Taste the difference
Students examine differences between school lunches around the world
An American lunch consisting of a fruit cup, tater-tots, mash potatoes and a side of peas isn’t like a lunch consisting of sauteed shrimp, brown rice and fresh peppers from Spain.
In the United States, according to the Centers for Disease Control and Prevention, childhood obesity has doubled in children and quadrupled in adolescents in the past 30 and a half years.
Recently on social media, pictures uploaded by the Tumblr account Sweetgreens compares the typical United States school lunch to other lunches across the globe like Ukraine, Finland, Italy, Spain, South Korea, and Brazil. The school lunch from Brazil shows a plate of pork and mixed vegetables with a side of rice, salad, and baked plantains, and a meal from Italy shows fresh fish seasoned with arugula alongside pasta with tomato sauce and grapes.
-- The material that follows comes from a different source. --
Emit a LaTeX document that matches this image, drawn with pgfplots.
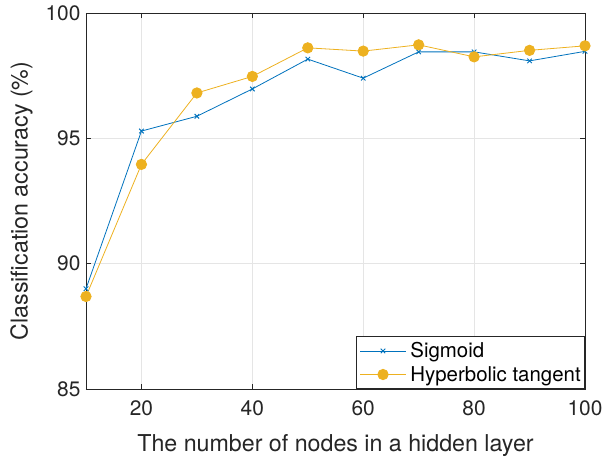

Although the pictures aren’t exact representations of school lunches, they provide understanding of what foods are served in different countries compared to the common lunch in the United States.
Junior McKenzie Obermok was asked to choose which European lunch was the most appealing and how it differs from cafeteria food in the United States.
“I really like Italian lunch and the lunch from Spain,” Obermok said, “It looks really good and one of them has shrimp in it, which is impossible to find in school lunches and the Italian one has like pasta and grapes.”
Obermok says she doesn’t get cafeteria food regularly, and doesn’t believe that the cafeteria lunches are healthy.
“They are all really high in salt and their not the best tasting and they aren’t really healthy either,” Obermok said, “Like even though Michelle Obama did the whole ‘school lunches have to be healthier’ or whatever it still isn’t even that healthy.”
For junior Hannah Naimo, reduced portion sized lunches aren’t enough to keep energized throughout the rest of the day.
When Naimo was asked what is different between American lunches and European lunches, she believed that the freshness and preparation of lunches from Spain and South Korea are what makes American food different from other lunches across the globe.
“It sort of seems like other countries have like actual food,” Naimo said, “It looks like food that you would see if you were to go to someone’s house for dinner or that your family would have at like a family dinner. It looks nutritious and actually appealing to eat and looks really good and then our food kind of looks like garbage compared to everything else.”
One of the many changes in school lunches over the years were reduced portion sizes, providing students with an appropriate amount of nutrition needed. According to Cornell University food psychologist Brian Wansink, Ph.D., portion control is “the key to making sure that more of the 200 food choices we make each day are closer to what our thinking brain—as opposed to our instinctive brain—would like”, meaning by reducing portion sizes in any meal, it provides people the ability to make form better eating habits throughout the course of a day.
Obermok says that the portions of food given aren’t reinforcing good eating habits.
“Well, portion control is good and all, but like if you are being given really bad stuff to eat it doesn’t really make a difference in what you eat—it’s still bad,” Obermok said.
Naimo believes that schools try to teach healthy habits with portion control, but aren’t succeeding in doing so.
“I think they like intend to do that,” Naimo said, “But like if they are really trying to keep us energized then they need to give us more proteins and food that is going to help you rather than just like fake food and sugary stuff.”
If American schools provided their students with healthier food, Naimo says portion control wouldn’t need to be an issue.
“I mean I feel like if they were giving us better food than portion control probably wouldn’t be like super important,” Naimo said, “Like if they were giving us healthy food then it would be ok to eat more healthy foods like vegetables and stuff as opposed to like eating more like of the processed foods that they have at school. I think it’s important, it just depends on what they decide to give us.”